Example: Joining the two DataFrames using the DataFrame.join()
Method
Here, in this example, we will create two DataFrame and join the two DataFrame using the DataFrame.join()
method. See the below example.
#importing pandas as pd
import pandas as pd
#creating DataFrame
df_1=pd.DataFrame({"A":[0,1],"B":[3,4]})
print("-----------The DataFrame is-------")
print(df_1)
df_2=pd.DataFrame({"C":[0,1],"D":[3,4,]})
print("----------------------------------")
print(df_2)
print("------------------")
print(df_1.join(df_2))
-----------The DataFrame is-------
A B
0 0 3
1 1 4
----------------------------------
C D
0 0 3
1 1 4
------------------
A B C D
0 0 3 0 3
1 1 4 1 4
Example: Join the two DataFrames using the lsuffix and rsuffix
Here, we use the Suffix method to differentiate the left and right frame’s overlapping columns.
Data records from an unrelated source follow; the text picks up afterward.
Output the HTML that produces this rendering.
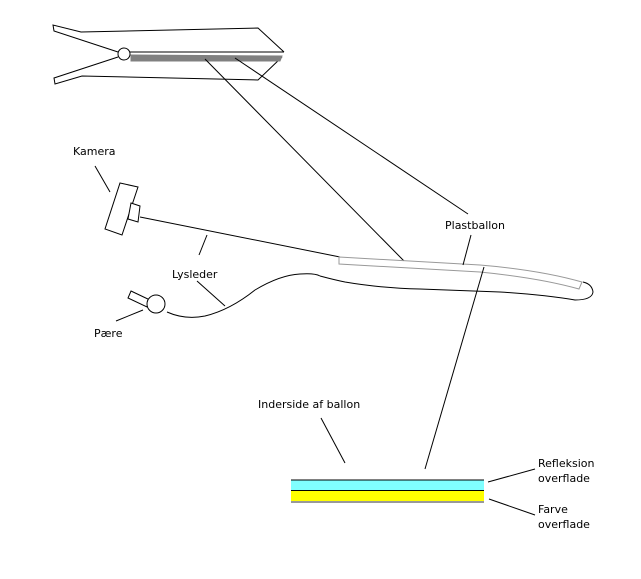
<!DOCTYPE html>
<html><head><style>
html,body{margin:0;padding:0;background:#fff;}
svg{display:block;}
text{font-family:"DejaVu Sans","Liberation Sans",sans-serif;font-size:11px;fill:#000;}
</style></head><body>
<svg width="641" height="579" viewBox="0 0 641 579" xmlns="http://www.w3.org/2000/svg">
<g fill="none" stroke="#000" stroke-width="1">
<!-- clip -->
<path d="M118,52 L54,31 L53,25 L81,32 L258,28 L284,52"/>
<path d="M118,57 L54,78 L55,84 L82,76 L258,80 L282,57"/>
<circle cx="124" cy="54" r="6" fill="#fff"/>
<line x1="130" y1="52" x2="284" y2="52"/>
<polygon points="131,55 282,56 280,61 131,61" fill="#808080" stroke="#808080"/>
<!-- lines from clip -->
<line x1="205" y1="59" x2="405" y2="262"/>
<line x1="235" y1="58" x2="468" y2="214"/>
<!-- camera -->
<polygon points="120,183 138,187 122,235 105,229" fill="#fff"/>
<polygon points="131,203 140,206 138,222 128,219" fill="#fff"/>
<line x1="95" y1="166" x2="110" y2="192"/>
<line x1="140" y1="217" x2="340" y2="257"/>
<line x1="207" y1="235" x2="199" y2="255"/>
<!-- balloon -->
<path d="M320,276 Q335,280 345,282 Q380,288 420,289 L500,292 Q545,295 575,300 Q592,300 593,292 Q592,284 583,282" />
<path d="M339,257 L480,265 Q540,270 582,282 L579,289 Q540,278 480,272 L339,264 Z" fill="#fff" stroke="#999"/>
<line x1="471" y1="235" x2="463" y2="265"/>
<line x1="484" y1="267" x2="425" y2="469"/>
<!-- lysleder -->
<path d="M167,312 Q185,320 205,316 Q230,310 255,290 Q280,275 300,274 Q315,273 320,276"/>
<line x1="197" y1="281" x2="225" y2="306"/>
<!-- bulb -->
<polygon points="131,291 150,300 147,307 128,298" fill="#fff"/>
<circle cx="156" cy="304" r="9" fill="#fff"/>
<line x1="116" y1="321" x2="143" y2="310"/>
<!-- layers -->
<line x1="321" y1="418" x2="345" y2="463"/>
<rect x="291" y="480" width="193" height="10" fill="#80ffff" stroke="none"/>
<rect x="291" y="491" width="193" height="10" fill="#ffff00" stroke="none"/>
<line x1="291" y1="480" x2="484" y2="480"/>
<line x1="291" y1="490.5" x2="484" y2="490.5"/>
<line x1="291" y1="502" x2="484" y2="502" stroke="#333"/>
<line x1="488" y1="482" x2="535" y2="469"/>
<line x1="489" y1="499" x2="535" y2="515"/>
</g>
<text x="73" y="155">Kamera</text>
<text x="445" y="229">Plastballon</text>
<text x="172" y="278">Lysleder</text>
<text x="94" y="337">Pære</text>
<text x="258" y="408">Inderside af ballon</text>
<text x="538" y="467">Refleksion</text>
<text x="538" y="482">overflade</text>
<text x="538" y="513">Farve</text>
<text x="538" y="528">overflade</text>
</svg>
</body></html>
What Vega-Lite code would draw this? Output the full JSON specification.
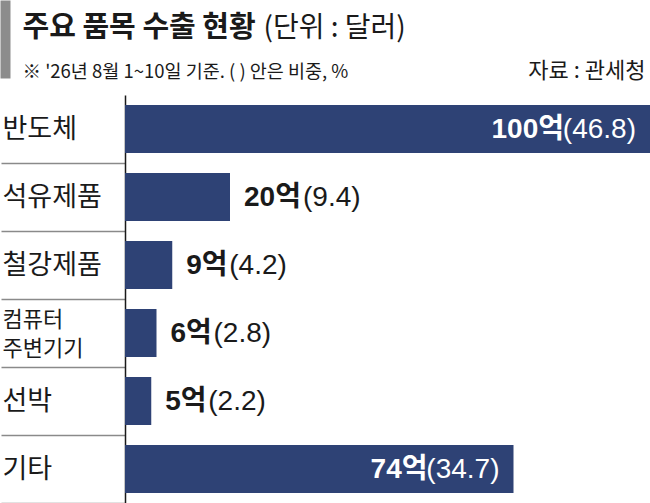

See the below example.
#importing pandas as pd
import pandas as pd
#creating DataFrame
df_1=pd.DataFrame({"A":[0,1],"B":[3,4]})
print("-----------The DataFrame is-------")
print(df_1)
df_2=pd.DataFrame({"A":[0,1],"B":[3,4,]})
print("----------------------------------")
print(df_2)
print("------------------")
print(df_1.join(df_2,lsuffix='_first', rsuffix='_second'))
-----------The DataFrame is-------
A B
0 0 3
1 1 4
----------------------------------
A B
0 0 3
1 1 4
------------------
A_first B_first A_second B_second
0 0 3 0 3
1 1 4 1 4
Example: The DataFrame.join()
Method
If we want to join using the 'A' columns, we need to set the 'A' to be the index in both df_1 and df_2. The joined DataFrame will have the 'A' as its index. See the below example.
#importing pandas as pd
import pandas as pd
#creating DataFrame
df_1=pd.DataFrame({"A":[0,1],"B":[3,4]})
print("-----------The DataFrame is-------")
print(df_1)
df_2=pd.DataFrame({"A":[0,1],"D":[3,4,]})
print("----------------------------------")
print(df_2)
print("------------------")
print(df_1.set_index('A').join(df_2.set_index('A')))
-----------The DataFrame is-------
A B
0 0 3
1 1 4
----------------------------------
A D
0 0 3
1 1 4
------------------
B D
A
0 3 3
1 4 4
Conclusion
In this tutorial, we learned the Python pandas DataFrame.join()
method. We learned the syntax and by applying this method on the DataFrame we solved examples and understood the DataFrame.join()
method.